Quite simply, it’s managing your time and people who request it. I can hear it now: “Mike, time waits for no one. Besides, I don’t even have time to go to the bathroom.” Some of that might be true; however, wise folks before me have said, “Nobody is too busy, it’s just a matter of priorities.”

Time management is a universal concern. There are several behaviors that can be applied when feeling the time crunch. For instance:

1. End the multitasking.

Yes, it’s easier said than done. In doing many things, it is important to be efficient, but the shortest way to do many things is to do only one thing at once. I’m a victim of this as well. There are various items I tend to each day, juggling one task to leave it for another crisis or issue or dispute. At the end of the day, I leave a trail of numerous unfinished tasks. Mental health expert Donna M. White noted, “Multitaskers often seem to think they get more accomplished, but it’s not always the most productive or efficient route. Let’s face it, our minds work better when we are truly able to focus and concentrate on one thing.”

2. Spend time on the right task.

It’s fine and dandy to do one thing at a time, but it comes down to priorities, too. As a manager, you’re not only dealing with the daily task at hand, you’re also bombarded with surprises such as a worker issue or botched delivery. That’s what you signed up for. Interruptions are just part of the game. Staffing expert Dan Fisher suggests devising a strategy for the unpredictable: “Always build time into your daily plan for the unexpected. By planning for this each day you will avoid feeling reactive,” he said. “There are always times of the year [or quarter] when the unexpected is more likely to fill your time than others. Plan accordingly.”

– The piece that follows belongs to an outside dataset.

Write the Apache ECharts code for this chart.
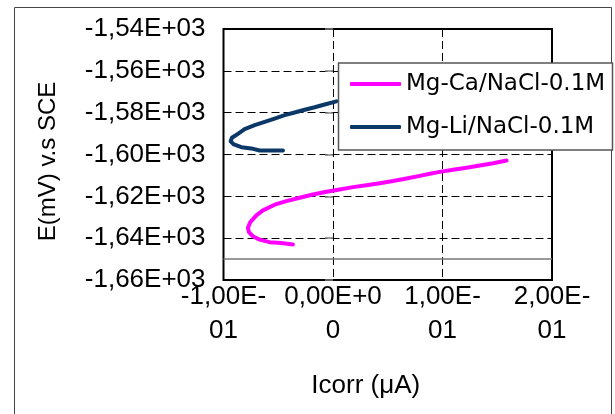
<!DOCTYPE html>
<html>
<head>
<meta charset="utf-8">
<script src="https://cdn.jsdelivr.net/npm/echarts@6/dist/echarts.min.js"></script>
<style>html,body{margin:0;padding:0;background:#fff;}#c{width:615px;height:414px;}</style>
</head>
<body>
<div id="c"></div>
<script>
const seriesNames = ['Mg-Ca/NaCl-0.1M', 'Mg-Li/NaCl-0.1M'];
const mgCaX = [0.1585,0.1463,0.1341,0.1219,0.1097,0.0975,0.0884,0.0793,0.0671,0.0548,0.0427,0.0305,0.0183,0.0061,-0.0060,-0.0183,-0.0304,-0.0426,-0.0533,-0.0640,-0.0700,-0.0755,-0.0777,-0.0768,-0.0731,-0.0670,-0.0579,-0.0472,-0.0366];
const mgCaY = [-1602.9,-1604.2,-1605.3,-1606.3,-1607.3,-1608.3,-1609.2,-1610.2,-1611.5,-1612.7,-1613.7,-1614.7,-1615.6,-1616.7,-1617.8,-1619.1,-1620.7,-1622.3,-1624.0,-1626.7,-1629.1,-1632.3,-1635.0,-1637.1,-1639.1,-1640.7,-1641.9,-1642.3,-1643.0];
const mgLiX = [0.0031,-0.0076,-0.0167,-0.0259,-0.0350,-0.0441,-0.0533,-0.0624,-0.0715,-0.0807,-0.0868,-0.0923,-0.0935,-0.0905,-0.0837,-0.0746,-0.0670,-0.0563,-0.0457];
const mgLiY = [-1574.6,-1576.1,-1577.4,-1578.6,-1579.9,-1581.2,-1582.8,-1584.4,-1586.0,-1587.9,-1590.1,-1592.0,-1593.7,-1595.2,-1596.5,-1597.1,-1598.1,-1598.1,-1598.1];
const xTickLabels = ['-1,00E-\n01', '0,00E+0\n0', '1,00E-\n01', '2,00E-\n01'];
const yTickLabels = ['-1,66E+03','-1,64E+03','-1,62E+03','-1,60E+03','-1,58E+03','-1,56E+03','-1,54E+03'];
const xAxisTitle = 'Icorr (μA)';
const yAxisTitle = 'E(mV) v.s SCE';
const crossLineY = -1650;

const zip = (xs, ys) => xs.map((x, i) => [x, ys[i]]);
const chart = echarts.init(document.getElementById('c'), null, {renderer: 'canvas'});
const font = 'Liberation Sans';
chart.setOption({
  animation: false,
  backgroundColor: '#fff',
  grid: {left: 223.5, right: 63, top: 29, bottom: 134, show: true, borderColor: '#000', borderWidth: 2, containLabel: false},
  graphic: [
    {type: 'rect', z: 0, shape: {x: 14.5, y: 7.5, width: 597, height: 420}, style: {fill: 'none', stroke: '#444', lineWidth: 1}},
    {type: 'rect', z: 50, shape: {x: 338.5, y: 63, width: 274, height: 87}, style: {fill: '#fff', stroke: '#555', lineWidth: 1.5}}
  ],
  legend: {
    z: 60, orient: 'vertical', left: 350, top: 72, padding: 0,
    itemWidth: 51, itemHeight: 4, itemGap: 19, icon: 'roundRect',
    textStyle: {fontFamily: 'DejaVu Sans', fontSize: 23, color: '#000', lineHeight: 24, padding: [0, 0, 0, 0]},
    data: seriesNames
  },
  xAxis: {
    type: 'value', min: -0.1, max: 0.2, interval: 0.1,
    name: xAxisTitle, nameLocation: 'middle', nameGap: 93,
    nameTextStyle: {fontFamily: font, fontSize: 26, color: '#000', padding: [0, 44, 0, 0]},
    axisLine: {show: false}, axisTick: {show: false},
    axisLabel: {margin: 0, fontFamily: font, fontSize: 26, color: '#000', lineHeight: 34,
      formatter: v => xTickLabels[Math.round((v + 0.1) / 0.1)]},
    splitLine: {show: true, lineStyle: {color: '#000', type: [8, 4], width: 1}}
  },
  yAxis: {
    type: 'value', min: -1660, max: -1540, interval: 20,
    name: yAxisTitle, nameLocation: 'middle', nameGap: 163,
    nameTextStyle: {fontFamily: font, fontSize: 24, color: '#000', padding: [0, 14, 0, 0]},
    axisLine: {show: false},
    axisTick: {show: true, length: 8, lineStyle: {color: '#808080', width: 1.5}},
    axisLabel: {margin: 18, fontFamily: font, fontSize: 26, color: '#000',
      formatter: v => yTickLabels[Math.round((v + 1660) / 20)]},
    splitLine: {show: true, lineStyle: {color: '#000', type: [8, 4], width: 1}}
  },
  series: [
    {name: seriesNames[0], type: 'line', data: zip(mgCaX, mgCaY), showSymbol: false, symbol: 'none',
      lineStyle: {color: '#ff00ff', width: 4, cap: 'round', join: 'round'}, itemStyle: {color: '#ff00ff'},
      markLine: {silent: true, symbol: 'none', label: {show: false}, animation: false,
        lineStyle: {color: '#777', width: 1.5, type: 'solid'}, data: [{yAxis: crossLineY}]}},
    {name: seriesNames[1], type: 'line', data: zip(mgLiX, mgLiY), showSymbol: false, symbol: 'none',
      lineStyle: {color: '#0b3866', width: 4, cap: 'round', join: 'round'}, itemStyle: {color: '#0b3866'}}
  ]
});
</script>
</body>
</html>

3. Learn from others who feel your pain.

Although the issue of managing your time and workers is commonplace, the agriculture industry provides a unique perspective on how to tackle that type of issue. There are many books that offer superior advice, such as “First Things First” by Stephen R. Covey and “Getting Things Done” by David Allen. One book I suggest is “Time Management Tips for Farmers” by Caroline Owens. Owens shared stories from members of the Pennsylvania Association for Sustainable Agriculture about how they were able to manage their time effectively. Each story tells how each operation dealt with management problems concerning time, labor and technology, as well as advice for new farmers. It’s definitely a useful read.